Over at The Little Nell, which is owned by the Aspen Skiing Co., marketing director Justin Todd said he also is looking for some spill over from Denver in late August.

But, he said, “We are doing it more on the group side than on the transient side, [meaning] individual guests.”

He said the Nell’s marketing department started reaching out to various groups, on both the Democrat and Republican side of the political spectrum, offering discounted rates on weekdays with special events and activities for the visitors. He declined to give specific prices. So far, he said, one group of 20 has signed up, and two others are thinking about it, all around the time of the convention.

The St. Regis Hotel, according to marketing director Ben Mollere, also is advertising reduced room rates starting “a few days before the convention begins, to a few days after it ends.”

The PR campaign, he said, includes a planned article in The Denver Post about the promotion, offering rooms at $275 per night from Aug. 22 through Aug. 28, rooms that typically go for the “rack rate” of $695 per night.

“This is an aggressive discount,” he said. “It comes at a good time. It’s really a rate enticement that will hopefully get us some traction with those who would say, ‘I usually go to Breckenridge or Vail, but I’ll get an even better time in Aspen.”

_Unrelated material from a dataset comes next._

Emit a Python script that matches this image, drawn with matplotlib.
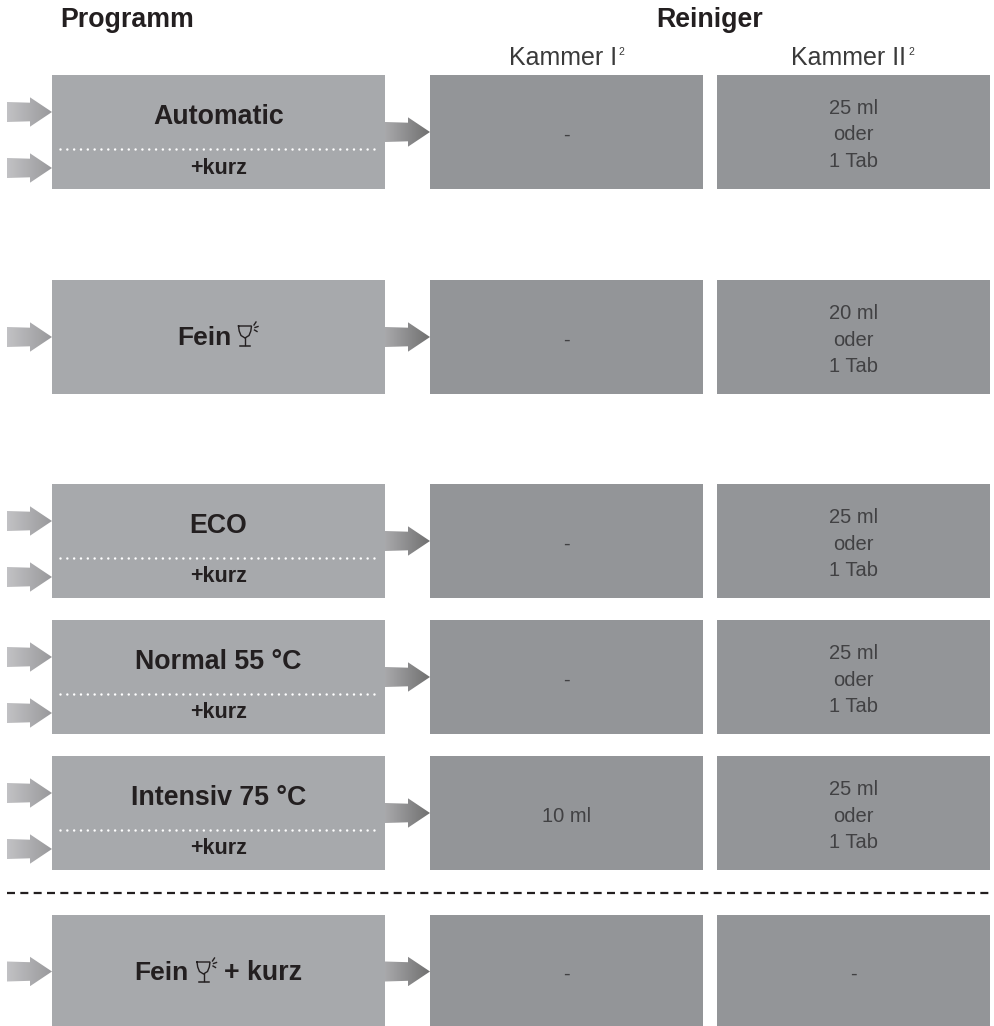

He said that while the hotel has been doing a brisk business this summer, he expects that room occupancy will drop off somewhat toward the end of August.

ACRA, while not involved in marketing efforts with the hotels or lodges mentioned, is offering several general promotional deals that include free gas, a “carbon offset” package of free bicycle rentals and free bus passes to the Maroon Bells.

“With the whole green theme of the DNC this year,” said Alex De L’Arbe of Promo Inc. which works with the ACRA, “our carbon offset seems to be a good choice” for visitors interested in minimizing their environmental impact.

In addition, ACRA and Stay Aspen Snowmass have an ongoing package of discounted rooms on Sundays through Thursdays, with participating lodges, that runs through the end of the summer.